I’ve taken a shot at coming up with block diagrams for the USRP and
RFX2400. The diagram for the USRP is the result of information I’ve
gleaned from different messages in the list, data sheets, and block
diagrams created by other GNU Radio users (specifically, Achilleas
Anastasopoulos). The RFX2400 diagram was created from Matt’s drawings
and associated data sheets.
On Tue, Aug 29, 2006 at 10:08:47PM -0400, Lee P. wrote:
I’ve taken a shot at coming up with block diagrams for the USRP and
RFX2400. The diagram for the USRP is the result of information I’ve
gleaned from different messages in the list, data sheets, and block
diagrams created by other GNU Radio users (specifically, Achilleas
Anastasopoulos). The RFX2400 diagram was created from Matt’s drawings
and associated data sheets.
efficient digital version of what I’ve drawn, right?
Not exactly. What you show in the diagram is that Iout is a function of
only Iin, and the same for Q. In reality Iout is a function of both Iin
AND Qin. The same goes for Qout.
Think of it as a complex multiply –
(a + bi) * (c + di) = (ac-bd) + (ad+bc)i
There are actually 4 multiplications happening.

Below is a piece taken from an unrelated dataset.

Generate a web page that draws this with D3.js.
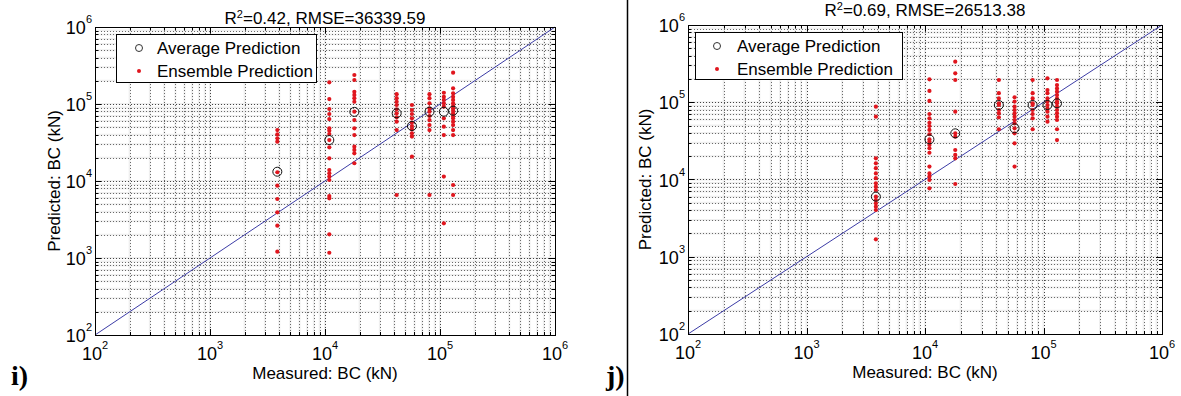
<!DOCTYPE html>
<html>
<head>
<meta charset="utf-8">
<script src="https://cdn.jsdelivr.net/npm/d3@7"></script>
<style>
  html, body { margin: 0; padding: 0; background: #fff; }
  svg { display: block; font-family: "Liberation Sans", Arial, sans-serif; }
</style>
</head>
<body>
<svg id="chart" width="1181" height="396"></svg>
<script>
// ---------- data ----------
const measuredBC = [3850, 10900, 18000, 42000, 57000, 81000, 108000, 130000];
const decadeExponents = [2, 3, 4, 5, 6];
const axisDomain = [1e2, 1e6];

const titleI = { r2: "0.42", rmse: "36339.59" };
const titleJ = { r2: "0.69", rmse: "26513.38" };

const avgPredI = [13200, 34000, 79000, 75700, 51800, 79400, 79400, 81900];
const ensI1 = [45900, 40400, 35800, 32400, 13000, 8700, 5840, 3920, 2630, 1210];
const ensI2 = [191000, 116000, 86100, 74100, 63800, 48300, 45100, 40800, 34000, 27400, 19700, 13900, 12600, 11400, 10300, 6380, 5960, 2030, 1170];
const ensI3 = [238000, 205000, 144000, 131000, 119000, 107000, 79400, 61900, 48300, 39500, 27900, 25300, 22900, 17000];
const ensI4 = [134000, 119000, 107000, 97000, 85300, 75700, 67100, 59000, 45900, 6580];
const ensI5 = [97000, 83600, 74100, 65100, 57300, 51800, 46900, 41600, 37700, 20700];
const ensI6 = [134000, 119000, 102000, 87900, 79400, 69800, 61900, 53300, 45900, 6580];
const ensI7 = [140000, 124000, 113000, 102000, 92200, 65100, 50800, 39500, 11400, 2820];
const ensI8 = [255000, 160000, 138000, 124000, 113000, 102000, 94200, 87900, 81900, 75700, 69800, 65100, 59000, 53300, 45900, 39500, 8870, 6580];

const avgPredJ = [6000, 33100, 39600, 92100, 46000, 92100, 92100, 96800];
const ensJ1 = [87700, 65000, 18800, 16200, 14000, 12000, 10400, 8940, 8080, 7310, 6000, 5430, 4920, 4450, 4030, 1680];
const ensJ2 = [198000, 140000, 104000, 70500, 61900, 54300, 49300, 43800, 38500, 33100, 30900, 28000, 25400, 22200, 14700, 12000, 10900, 9860, 7690];
const ensJ3 = [335000, 237000, 194000, 75500, 39600, 35800, 24100, 20800, 18800, 8750];
const ensJ4 = [194000, 131000, 112000, 96800, 92100, 79400, 71900, 63800, 44700];
const ensJ5 = [116000, 102000, 87700, 79400, 71900, 65000, 58900, 53300, 46000, 39600, 29400, 14700];
const ensJ6 = [194000, 131000, 112000, 96800, 92100, 79400, 70500, 61900, 44700];
const ensJ7 = [204000, 144000, 131000, 112000, 102000, 92100, 83300, 75500, 65000, 56100];
const ensJ8 = [194000, 167000, 151000, 137000, 124000, 112000, 102000, 96800, 87700, 79400, 71900, 65000, 58900, 44700, 32400];

const ensembleI = [ensI1, ensI2, ensI3, ensI4, ensI5, ensI6, ensI7, ensI8];
const ensembleJ = [ensJ1, ensJ2, ensJ3, ensJ4, ensJ5, ensJ6, ensJ7, ensJ8];

const legendLabels = ["Average Prediction", "Ensemble Prediction"];
const xLabel = "Measured: BC (kN)";
const yLabel = "Predicted: BC (kN)";

// ---------- drawing ----------
const svg = d3.select("#chart");
svg.append("rect").attr("width", 1181).attr("height", 396).attr("fill", "#fff");

const RED = "#e0161e";
const FONT = 17;

function drawPanel(p) {
  const x = d3.scaleLog().domain(axisDomain).range([p.left, p.right]);
  const y = d3.scaleLog().domain(axisDomain).range([p.bottom, p.top]);
  const g = svg.append("g");

  const minor = [];
  for (let e = 2; e < 6; e++) for (let k = 2; k <= 9; k++) minor.push(k * Math.pow(10, e));
  const major = decadeExponents.map(e => Math.pow(10, e)).filter(v => v > 1e2 && v < 1e6);
  const gridVals = minor.concat(major);

  const grid = g.append("g");
  gridVals.forEach(v => {
    grid.append("line").attr("x1", x(v)).attr("x2", x(v)).attr("y1", p.top).attr("y2", p.bottom)
      .attr("stroke", "#efefef").attr("stroke-width", 2);
    grid.append("line").attr("y1", y(v)).attr("y2", y(v)).attr("x1", p.left).attr("x2", p.right)
      .attr("stroke", "#efefef").attr("stroke-width", 2);
  });
  gridVals.forEach(v => {
    const isMaj = major.includes(v);
    const col = isMaj ? "#444" : "#6a6a6a";
    grid.append("line").attr("x1", Math.round(x(v)) + 0.5).attr("x2", Math.round(x(v)) + 0.5)
      .attr("y1", p.top).attr("y2", p.bottom)
      .attr("stroke", col).attr("stroke-width", 1).attr("stroke-dasharray", "1,2");
    grid.append("line").attr("y1", Math.round(y(v)) + 0.5).attr("y2", Math.round(y(v)) + 0.5)
      .attr("x1", p.left).attr("x2", p.right)
      .attr("stroke", col).attr("stroke-width", 1).attr("stroke-dasharray", "1,2");
  });

  const ticks = g.append("g").attr("stroke", "#000").attr("stroke-width", 1);
  const allTicks = minor.map(v => [v, 3]).concat(decadeExponents.map(e => [Math.pow(10, e), 6]));
  allTicks.forEach(([v, len]) => {
    const xv = Math.round(x(v)) + 0.5, yv = Math.round(y(v)) + 0.5;
    ticks.append("line").attr("x1", xv).attr("x2", xv).attr("y1", p.bottom).attr("y2", p.bottom - len);
    ticks.append("line").attr("x1", xv).attr("x2", xv).attr("y1", p.top).attr("y2", p.top + len);
    ticks.append("line").attr("y1", yv).attr("y2", yv).attr("x1", p.left).attr("x2", p.left + len);
    ticks.append("line").attr("y1", yv).attr("y2", yv).attr("x1", p.right).attr("x2", p.right - len);
  });

  g.append("line")
    .attr("x1", x(axisDomain[0])).attr("y1", y(axisDomain[0]))
    .attr("x2", x(axisDomain[1])).attr("y2", y(axisDomain[1]))
    .attr("stroke", "#3c3ca6").attr("stroke-width", 1);

  const dots = g.append("g");
  p.ensemble.forEach((col, i) => {
    dots.selectAll(null).data(col).enter().append("circle")
      .attr("cx", x(measuredBC[i])).attr("cy", d => y(d)).attr("r", 2.1)
      .attr("fill", RED);
  });
  g.append("g").selectAll("circle").data(p.avg).enter().append("circle")
    .attr("cx", (d, i) => x(measuredBC[i])).attr("cy", d => y(d)).attr("r", 4.5)
    .attr("fill", "none").attr("stroke", "#111").attr("stroke-width", 1);

  g.append("rect").attr("x", p.left + 0.5).attr("y", p.top + 0.5)
    .attr("width", p.right - p.left).attr("height", p.bottom - p.top)
    .attr("fill", "none").attr("stroke", "#000").attr("stroke-width", 1);

  decadeExponents.forEach(e => {
    const v = Math.pow(10, e);
    const tx = g.append("text").attr("x", x(v)).attr("y", p.bottom + 25)
      .attr("text-anchor", "middle").attr("font-size", 18).attr("fill", "#000");
    tx.append("tspan").text("10");
    tx.append("tspan").attr("dy", -11).attr("font-size", 11).text(e);
    const ty = g.append("text").attr("x", p.left - 3).attr("y", y(v) + 7)
      .attr("text-anchor", "end").attr("font-size", 18).attr("fill", "#000");
    ty.append("tspan").text("10");
    ty.append("tspan").attr("dy", -11).attr("font-size", 11).text(e);
  });

  g.append("text").attr("x", (p.left + p.right) / 2).attr("y", p.bottom + 44)
    .attr("text-anchor", "middle").attr("font-size", FONT).text(xLabel);
  g.append("text").attr("transform", `translate(${p.yLabelX},${(p.top + p.bottom) / 2}) rotate(-90)`)
    .attr("text-anchor", "middle").attr("font-size", FONT).text(yLabel);

  const t = g.append("text").attr("x", (p.left + p.right) / 2).attr("y", p.titleY)
    .attr("text-anchor", "middle").attr("font-size", FONT);
  t.append("tspan").text("R");
  t.append("tspan").attr("dy", -6).attr("font-size", 11).text("2");
  t.append("tspan").attr("dy", 6).text(`=${p.title.r2}, RMSE=${p.title.rmse}`);

  const L = p.legend;
  const lg = g.append("g");
  lg.append("rect").attr("x", L.x + 0.5).attr("y", L.y + 0.5).attr("width", L.w).attr("height", L.h)
    .attr("fill", "#fff").attr("stroke", "#000").attr("stroke-width", 1);
  lg.append("circle").attr("cx", L.mx).attr("cy", L.y + 14).attr("r", 3.5)
    .attr("fill", "none").attr("stroke", "#333");
  lg.append("circle").attr("cx", L.mx).attr("cy", L.y + 37).attr("r", 2)
    .attr("fill", RED);
  lg.append("text").attr("x", L.tx).attr("y", L.y + 20).attr("font-size", FONT).text(legendLabels[0]);
  lg.append("text").attr("x", L.tx).attr("y", L.y + 43).attr("font-size", FONT).text(legendLabels[1]);

  svg.append("text").attr("x", p.letterX).attr("y", 385)
    .attr("font-family", "'Liberation Serif', 'Times New Roman', serif")
    .attr("font-weight", "bold").attr("font-size", 28).text(p.letter);
}

drawPanel({
  left: 95, right: 555, top: 27, bottom: 335,
  ensemble: ensembleI, avg: avgPredI, title: titleI, titleY: 24,
  yLabelX: 60, letter: "i)", letterX: 11,
  legend: { x: 116, y: 34, w: 200, h: 48, mx: 139, tx: 157 }
});

drawPanel({
  left: 688, right: 1162, top: 25, bottom: 334,
  ensemble: ensembleJ, avg: avgPredJ, title: titleJ, titleY: 16,
  yLabelX: 651, letter: "j)", letterX: 606,
  legend: { x: 695, y: 32, w: 207, h: 47, mx: 717, tx: 737 }
});

svg.append("line").attr("x1", 627.5).attr("x2", 627.5).attr("y1", 0).attr("y2", 396)
  .attr("stroke", "#000").attr("stroke-width", 1.5);
</script>
</body>
</html>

We implement this all in a CORDIC structure, which is much more area
efficient than using 4 multiplies. In fact, it is smaller than a single
multiply.
Same comment on the digital up-conversion. We’ve got “Block D”
enabled in the AD9862, thus it’s functioning as a complex multiplier.
Okay. Out of curiosity, is “Block B” enabled too?
Yes. This is actally one of the major differences between the
upconverter path and the downconverter path–
In the downconverter (in the FPGA), we run the complex multiply at the
full sample rate.
In the upconverter (in the AD9862, from Figure 3 in the 9862 docs), they
split the complex multiply into 2 parts – coarse and fine. The fine
part (block D) runs at 1/4 of the sample rate. This means that it can
only move the freqency 1/4th as far. The block is then followed by the
4x interpolation (Block C), and then the coarse modulation, Block B.
Block B only moves the signal +/- fs/4 or fs/8.